Но государство, пришедшее на смену тому, хорошо известному зверю, оказалось тоже зверем, только незнакомым и особо опасным от этой незнакомости.
Солженицын думал, что нет ничего страшнее коммунизма, но когда увидел мафиозный отечественный капитализм, то невольно поежился.
Солженицын выдержал испытание ненавистью власть предержащих. Но когда вернулся в Россию, он оказался не подготовленным к испытанию почтительным равнодушием.
У него бестактно отняли его еженедельную программу на телевидении. У него отняли его любимого врага – цензуру.
Пошлые поп-звезды с православными крестами, рекламно вываленными поверх рубах, сочинители русской бульварщины отняли у его книг потенциальных молодых читателей.
Но у него не смогли отнять бессмертия, на которое он обречен, даже если бы захотел быть навсегда забытым.
Страна, в которой есть хотя бы один великий человек, не потеряла шанс быть великой.

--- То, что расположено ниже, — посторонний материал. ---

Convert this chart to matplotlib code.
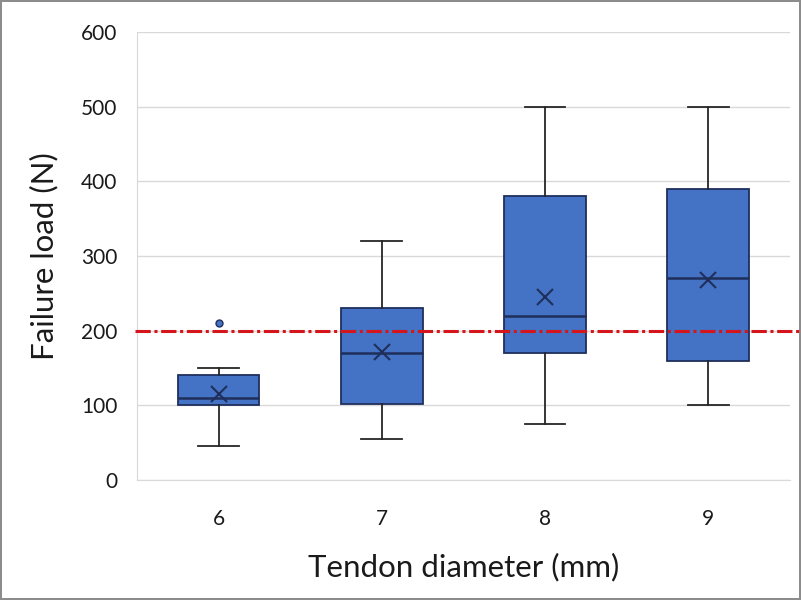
import matplotlib.pyplot as plt

diameters = ["6", "7", "8", "9"]
whisker_lo = [46, 55, 75, 100]
q1 = [100, 102, 170, 160]
medians = [110, 170, 220, 270]
q3 = [140, 230, 380, 390]
whisker_hi = [150, 320, 500, 500]
means = [115, 171, 245, 268]
outliers = [[210], [], [], []]
threshold = 200

blue = "#4472C4"
navy = "#1F2F5C"

plt.rcParams['font.family'] = ['Lato', 'DejaVu Sans']

fig = plt.figure(figsize=(8.01, 6.0), dpi=100)
fig.patch.set_edgecolor("#8c8c8c")
fig.patch.set_linewidth(1.5)
ax = fig.add_axes([0.171, 0.2, 0.815, 0.7467])

stats = []
for i in range(len(diameters)):
    stats.append(dict(label=diameters[i], whislo=whisker_lo[i], q1=q1[i], med=medians[i],
                      q3=q3[i], whishi=whisker_hi[i], mean=means[i], fliers=outliers[i]))

ax.bxp(stats, positions=range(1, 5), widths=0.5, patch_artist=True, showmeans=True,
       boxprops=dict(facecolor=blue, edgecolor=navy, linewidth=1.3),
       medianprops=dict(color=navy, linewidth=1.8),
       whiskerprops=dict(color="#262626", linewidth=1.3),
       capprops=dict(color="#262626", linewidth=1.3),
       meanprops=dict(marker="x", markeredgecolor=navy, markersize=11, markeredgewidth=1.5),
       flierprops=dict(marker="o", markerfacecolor=blue, markeredgecolor=navy, markersize=5))

ax.axhline(threshold, xmin=-0.003, xmax=1.02, color="#D4161C", linestyle=(0, (5, 1.2, 1, 1.2)),
           linewidth=2.2, clip_on=False, zorder=5)

ax.set_xlim(0.5, 4.5)
ax.set_ylim(0, 600)
ax.set_yticks(range(0, 601, 100))
ax.grid(axis="y", color="#d9d9d9", linewidth=1)
ax.set_axisbelow(True)
for s in ["top", "right"]:
    ax.spines[s].set_visible(False)
for s in ["left", "bottom"]:
    ax.spines[s].set_color("#d9d9d9")
ax.tick_params(length=0, labelsize=15, colors="#1a1a1a")
ax.tick_params(axis="x", pad=21)
ax.tick_params(axis="y", pad=14)

ax.set_xlabel("Tendon diameter (mm)", fontsize=22.5, color="#1a1a1a", labelpad=17)
ax.set_ylabel("Failure load (N)", fontsize=22.5, color="#1a1a1a", labelpad=16)

fig.savefig("out.png", dpi=100)
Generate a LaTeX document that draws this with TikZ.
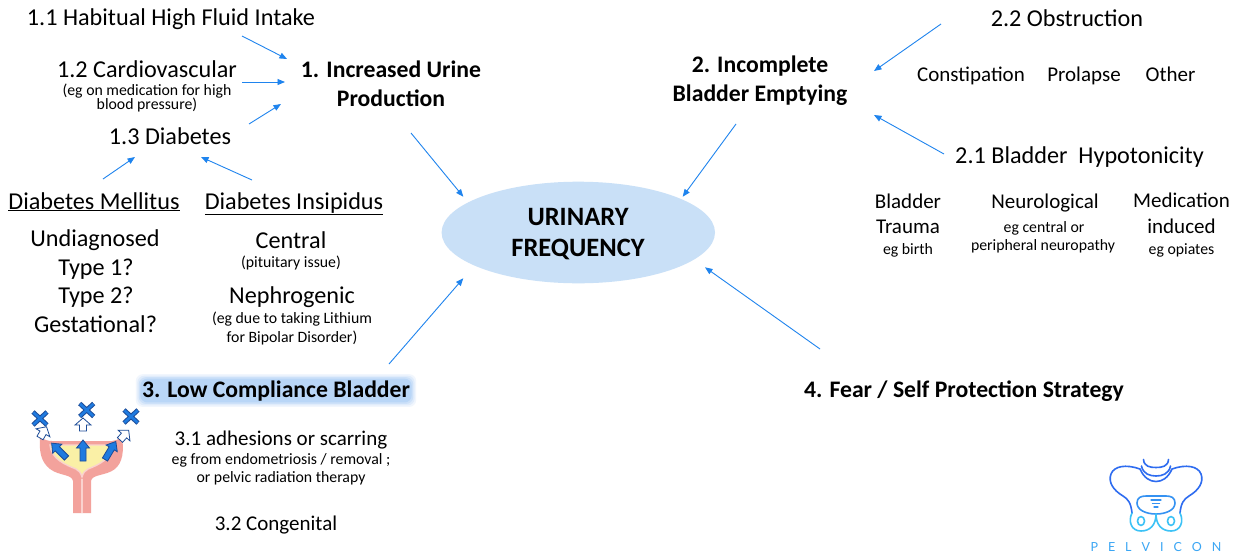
\documentclass[tikz,border=0pt]{standalone}
\usepackage{fontspec}
\setmainfont{Carlito}
\newfontfamily\logofont{Lato}
\usetikzlibrary{arrows.meta,shapes.geometric,backgrounds}
\definecolor{linkblue}{HTML}{1F84EE}
\definecolor{ovalfill}{HTML}{C9E0F7}
\definecolor{haze}{HTML}{8DBDF3}
\definecolor{wallpink}{HTML}{F3A29C}
\definecolor{liningpink}{HTML}{FAD2CE}
\definecolor{urineyellow}{HTML}{FAF0A6}
\definecolor{pushblue}{HTML}{1F7BE0}
\definecolor{edgeblue}{HTML}{1D4C97}
\definecolor{logotopc}{HTML}{2E6CF0}
\definecolor{logomidc}{HTML}{3592F2}
\definecolor{logobotc}{HTML}{3CC2F6}
\definecolor{logotext}{HTML}{3BA6F4}

\tikzset{
  txt/.style={anchor=base, inner sep=0pt, font=\fontsize{24.2}{28}\selectfont},
  bld/.style={anchor=base, inner sep=0pt, font=\bfseries\fontsize{23.7}{28}\selectfont},
  med/.style={anchor=base, inner sep=0pt, font=\fontsize{21}{25}\selectfont},
  sml/.style={anchor=base, inner sep=0pt, font=\fontsize{15.8}{18}\selectfont},
  big/.style={anchor=base, inner sep=0pt, font=\bfseries\fontsize{26.5}{30}\selectfont},
  conn/.style={draw=linkblue, line width=0.9pt, -{Triangle[length=7.5pt,width=6pt]}},
  bluearrow/.pic={
    \path[fill=pushblue, draw=edgeblue, line width=0.8pt, line join=miter]
      (-3,0) -- (-3,-13) -- (-6.5,-13) -- (0,-21) -- (6.5,-13) -- (3,-13) -- (3,0) -- cycle;
  },
  whitearrow/.pic={
    \path[fill=white, draw=edgeblue, line width=0.8pt, line join=miter]
      (-3.5,0) -- (-3.5,-6) -- (-8,-6) -- (0,-13) -- (8,-6) -- (3.5,-6) -- (3.5,0) -- cycle;
  },
  crossmark/.pic={
    \draw[edgeblue, line width=4.6pt] (-7,-6.5) -- (7,6.5) (-7,6.5) -- (7,-6.5);
    \draw[pushblue, line width=2.6pt] (-6.6,-6.1) -- (6.6,6.1) (-6.6,6.1) -- (6.6,-6.1);
  },
}

\begin{document}
\begin{tikzpicture}[x=1pt,y=-1pt]
\useasboundingbox (0,0) rectangle (1243,552);

% ---------- 1. Increased urine production ----------
\node[txt] (n11) at (171,25) {1.1 Habitual High Fluid Intake};
\node[txt] (n12) at (147,77) {1.2 Cardiovascular};
\node[sml] (n12a) at (147,95) {(eg on medication for high};
\node[sml] (n12b) at (147,109) {blood pressure)};
\node[txt] (n13) at (170,144) {1.3 Diabetes};
\node[bld] (n1) at (391,77) {1. Increased Urine};
\node[bld] (n1b) at (391,106) {Production};

\node[txt] (dm) at (94,209) {\underline{Diabetes Mellitus}};
\node[txt] (di) at (294,209) {\underline{Diabetes Insipidus}};
\node[txt] (dm1) at (95,246) {Undiagnosed};
\node[txt] (dm2) at (96,275) {Type 1?};
\node[txt] (dm3) at (96,303) {Type 2?};
\node[txt] (dm4) at (95.5,332) {Gestational?};
\node[txt] (di1) at (291,248) {Central};
\node[sml] (di1a) at (291,267) {(pituitary issue)};
\node[txt] (di2) at (292,303) {Nephrogenic};
\node[sml] (di2a) at (292,323) {(eg due to taking Lithium};
\node[sml] (di2b) at (292,342) {for Bipolar Disorder)};

% ---------- central oval ----------
\node[ellipse, fill=ovalfill, minimum width=273.4pt, minimum height=101.6pt, inner sep=0pt] (uf) at (578.3,232.5) {};
\node[big] (ufa) at (578,225) {URINARY};
\node[big] (ufb) at (578,256) {FREQUENCY};

% ---------- 2. Incomplete bladder emptying ----------
\node[bld] (n2) at (760,72) {2. Incomplete};
\node[bld] (n2b) at (760,101) {Bladder Emptying};
\node[txt] (n22) at (1067,26) {2.2 Obstruction};
\node[med] (ob1) at (971,81) {Constipation};
\node[med] (ob2) at (1084,81) {Prolapse};
\node[med] (ob3) at (1170.5,81) {Other};
\node[txt] (n21) at (1079.5,163) {2.1 Bladder~\ Hypotonicity};
\node[med] (hy1) at (908,208) {Bladder};
\node[med] (hy1b) at (908,233) {Trauma};
\node[sml] (hy1c) at (908,254) {eg birth};
\node[med] (hy2) at (1045,208) {Neurological};
\node[sml] (hy2b) at (1044,232) {eg central or};
\node[sml] (hy2c) at (1043,250) {peripheral neuropathy};
\node[med] (hy3) at (1181.5,207) {Medication};
\node[med] (hy3b) at (1181.5,233) {induced};
\node[sml] (hy3c) at (1181.5,254) {eg opiates};

% ---------- 3. Low compliance bladder ----------
\node[bld] (n3) at (276,397) {3. Low Compliance Bladder};
\begin{scope}[on background layer]
  % white page, then a soft blue glow behind the heading
  \fill[white] (0,0) rectangle (1243,552);
  \foreach \d/\o in {6/0.12, 4.5/0.16, 3/0.22, 1.5/0.3} {
    \fill[haze, opacity=\o, rounded corners=7pt]
      ([shift={(-\d,-\d)}]n3.north west) rectangle ([shift={(\d,\d)}]n3.south east);
  }
\end{scope}
\node[med] (n31) at (281,445) {3.1 adhesions or scarring};
\node[sml] (n31a) at (281,464) {eg from endometriosis / removal ;};
\node[sml] (n31b) at (281,482) {or pelvic radiation therapy};
\node[med] (n32) at (276,530) {3.2 Congenital};

% ---------- 4. Fear ----------
\node[bld] (n4) at (964,397) {4. Fear / Self Protection Strategy};

% ---------- connector ends ----------
\coordinate (n11-o) at (242,36);   \coordinate (n1-i1) at (287,59);
\coordinate (n12-o) at (242,82);   \coordinate (n1-i2) at (285,82);
\coordinate (n13-o) at (249,124);  \coordinate (n1-i3) at (281,104);
\coordinate (dm-o) at (103,179);   \coordinate (n13-i1) at (135,157);
\coordinate (di-o) at (252,180);   \coordinate (n13-i2) at (201,157);
\coordinate (n1-o) at (411,133);   \coordinate (uf-i1) at (463.3,196.7);
\coordinate (n2-o) at (736,124);   \coordinate (uf-i2) at (682.7,196.7);
\coordinate (n22-o) at (941,24);   \coordinate (n2-i1) at (874,71);
\coordinate (n21-o) at (944,154);  \coordinate (n2-i2) at (874,115);
\coordinate (n3-o) at (389,364);   \coordinate (uf-i3) at (463.3,278.3);
\coordinate (n4-o) at (820,349);   \coordinate (uf-i4) at (705,267.3);

\draw[conn] (n11-o) -- (n1-i1);
\draw[conn] (n12-o) -- (n1-i2);
\draw[conn] (n13-o) -- (n1-i3);
\draw[conn] (dm-o) -- (n13-i1);
\draw[conn] (di-o) -- (n13-i2);
\draw[conn] (n1-o) -- (uf-i1);
\draw[conn] (n2-o) -- (uf-i2);
\draw[conn] (n22-o) -- (n2-i1);
\draw[conn] (n21-o) -- (n2-i2);
\draw[conn] (n3-o) -- (uf-i3);
\draw[conn] (n4-o) -- (uf-i4);

% ---------- bladder sketch ----------
% outer wall and urethra
\fill[wallpink] (40,436.5) .. controls (39,452) and (41,462) .. (50,469)
  .. controls (59,476) and (72,474) .. (73,481) -- (73,513) -- (91,513) -- (91,481)
  .. controls (92,474) and (106,476) .. (115,469)
  .. controls (123,462) and (124,451) .. (122,436)
  .. controls (118,440) and (115,441) .. (112,441) -- (52,441)
  .. controls (48,441) and (44,440) .. (40,436.5) -- cycle;
% urine inside
\fill[urineyellow, draw=liningpink, line width=1.4pt] (50,445) -- (112.5,445)
  .. controls (112,459) and (98,465) .. (88,469) .. controls (85,470.5) and (83,473) .. (82,477)
  .. controls (81,473) and (79,470.5) .. (76,469) .. controls (66,465) and (51,459) .. (50,445) -- cycle;
\draw[liningpink, line width=1.2pt] (82,479) -- (82,513);
% pressure arrows
\pic[rotate=45] at (66.5,458) {bluearrow};
\pic at (83,461) {bluearrow};
\pic[rotate=-31] at (105,459.5) {bluearrow};
\pic[rotate=-30] at (40,438) {whitearrow};
\pic at (83,431) {whitearrow};
\pic[rotate=-42] at (120,440) {whitearrow};
\pic at (40,418.5) {crossmark};
\pic at (86.7,410) {crossmark};
\pic at (131,416.5) {crossmark};

% ---------- logo ----------
\begin{scope}[line width=1.6pt, line cap=round, line join=round]
\draw[logotopc] (1143.5,459.5) .. controls (1144,466.5) and (1150,467.5) .. (1156,467.5)
  .. controls (1162,467.5) and (1168,466.5) .. (1168.5,459.5);
\draw[logotopc] (1141.5,466) .. controls (1143,474) and (1150,476) .. (1156,476)
  .. controls (1162,476) and (1169,474) .. (1170.5,466);
\draw[logotopc] (1132,513) .. controls (1131,503) and (1128,499) .. (1123,496)
  .. controls (1113,490) and (1108,482) .. (1111,474)
  .. controls (1114,466) and (1126,464) .. (1140,469)
  .. controls (1144,478) and (1150,481.5) .. (1156,481.5)
  .. controls (1162,481.5) and (1168,478) .. (1172,469)
  .. controls (1186,464) and (1198,466) .. (1201,474)
  .. controls (1204,482) and (1199,490) .. (1189,496)
  .. controls (1184,499) and (1181,503) .. (1180,513);
\draw[logomidc] (1156,514) .. controls (1146,514) and (1137,510) .. (1137,503)
  .. controls (1137,497.5) and (1141,496) .. (1146,496) -- (1166,496)
  .. controls (1171,496) and (1175,497.5) .. (1175,503)
  .. controls (1175,510) and (1166,514) .. (1156,514);
\draw[logomidc, line width=1.2pt] (1151,500) -- (1161,500) (1152.5,503.5) -- (1159.5,503.5) (1154,507) -- (1158,507);
\draw[logobotc] (1132,513) .. controls (1128,521) and (1131,531) .. (1141,531)
  .. controls (1150,531) and (1156,525) .. (1156,514);
\draw[logobotc] (1180,513) .. controls (1184,521) and (1181,531) .. (1171,531)
  .. controls (1162,531) and (1156,525) .. (1156,514);
\draw[logobotc] (1141,521) ellipse [x radius=3.5pt, y radius=4.5pt];
\draw[logobotc] (1171,521) ellipse [x radius=3.5pt, y radius=4.5pt];
\end{scope}
\node[anchor=base, inner sep=0pt, text=logotext, font=\logofont\fontsize{12.5}{14}\selectfont] (brand) at (1156,551)
  {P\hspace{10pt}E\hspace{10pt}L\hspace{10pt}V\hspace{10pt}I\hspace{10pt}C\hspace{10pt}O\hspace{10pt}N};
\end{tikzpicture}
\end{document}
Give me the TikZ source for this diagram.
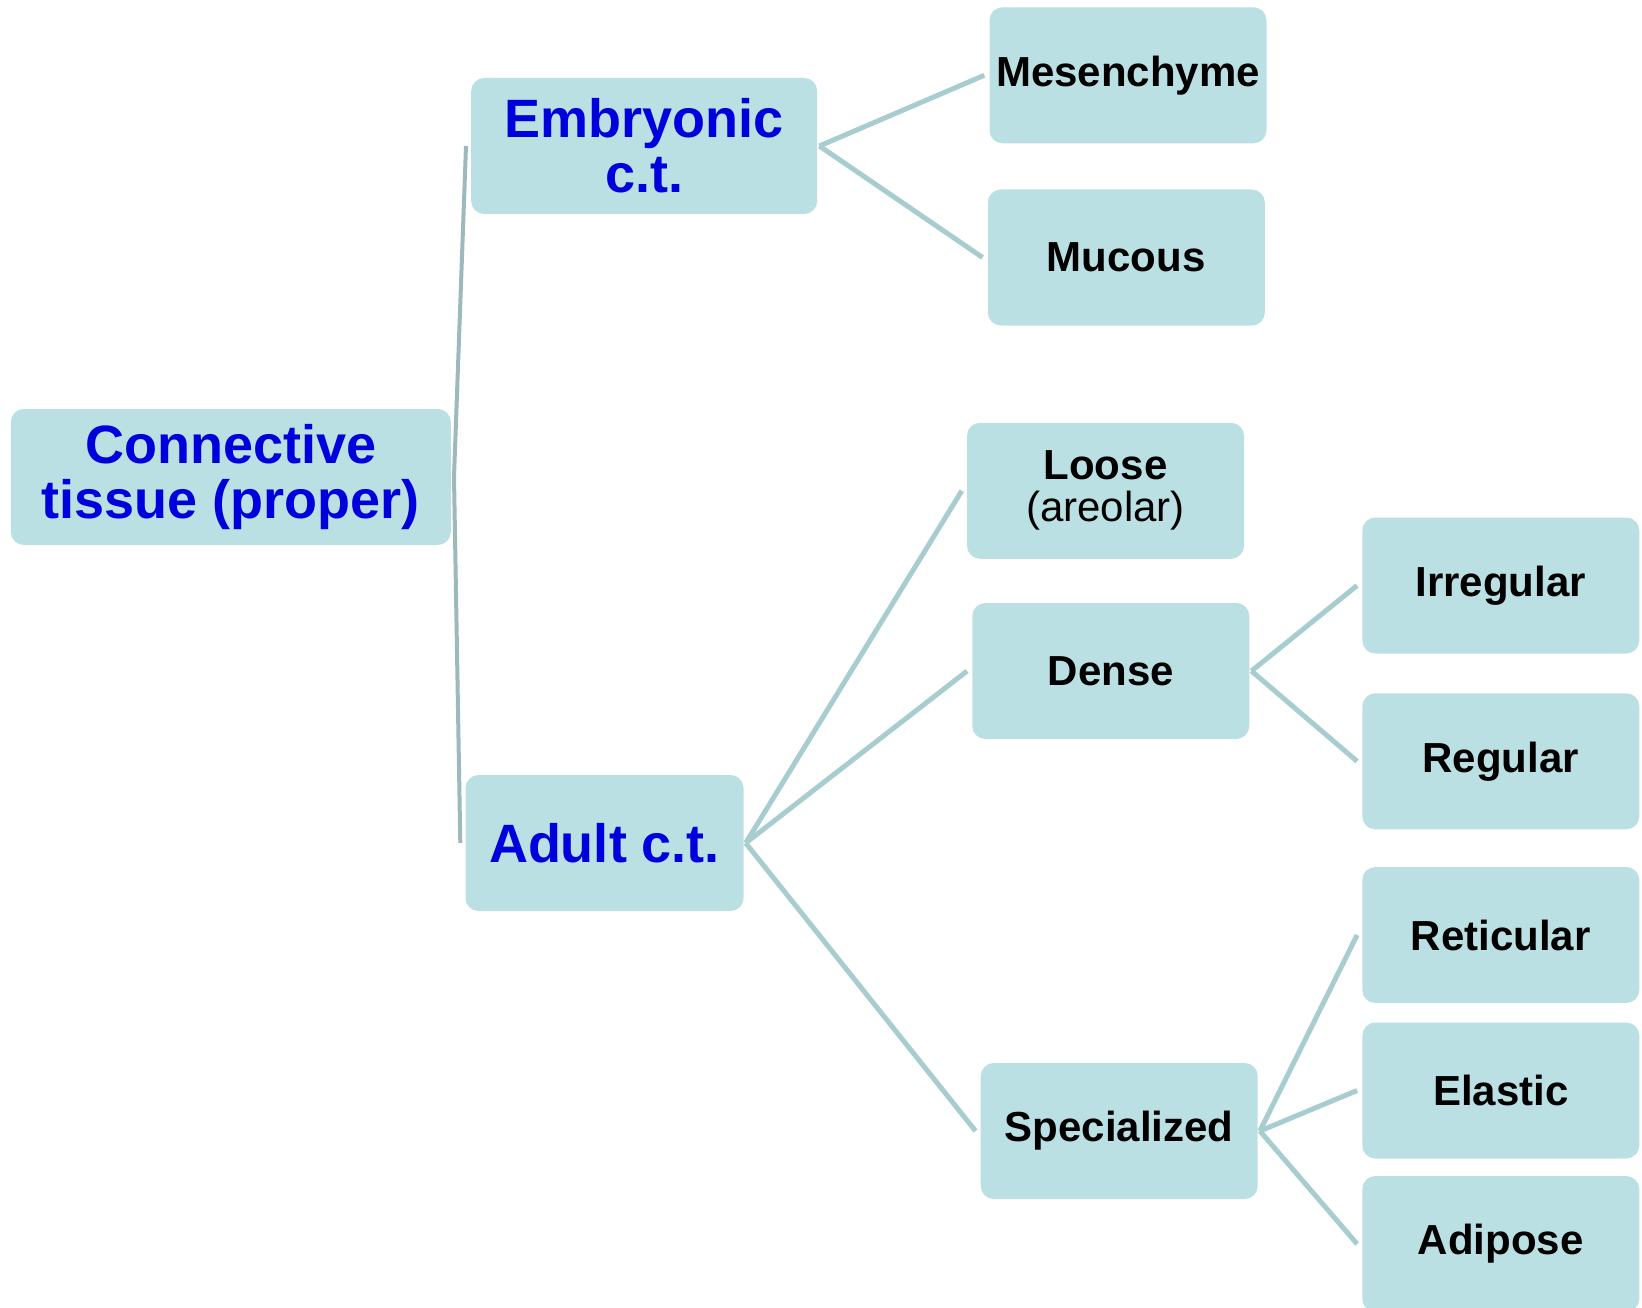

Гениальная роль в бездарной пьесе
1. Коммунизм – убийца коммунизма
Почему убежденными коммунистами были если не всю свою жизнь, то хотя бы часть ее такие великие художники двадцатого века, как Владимир Маяковский, Пабло Пикассо, Грэм Грин, Джордж Оруэлл, Пабло Неруда, Абэ Кобо, Пьер Паоло Пазолини, Поль Элюар и, наконец, Назым Хикмет?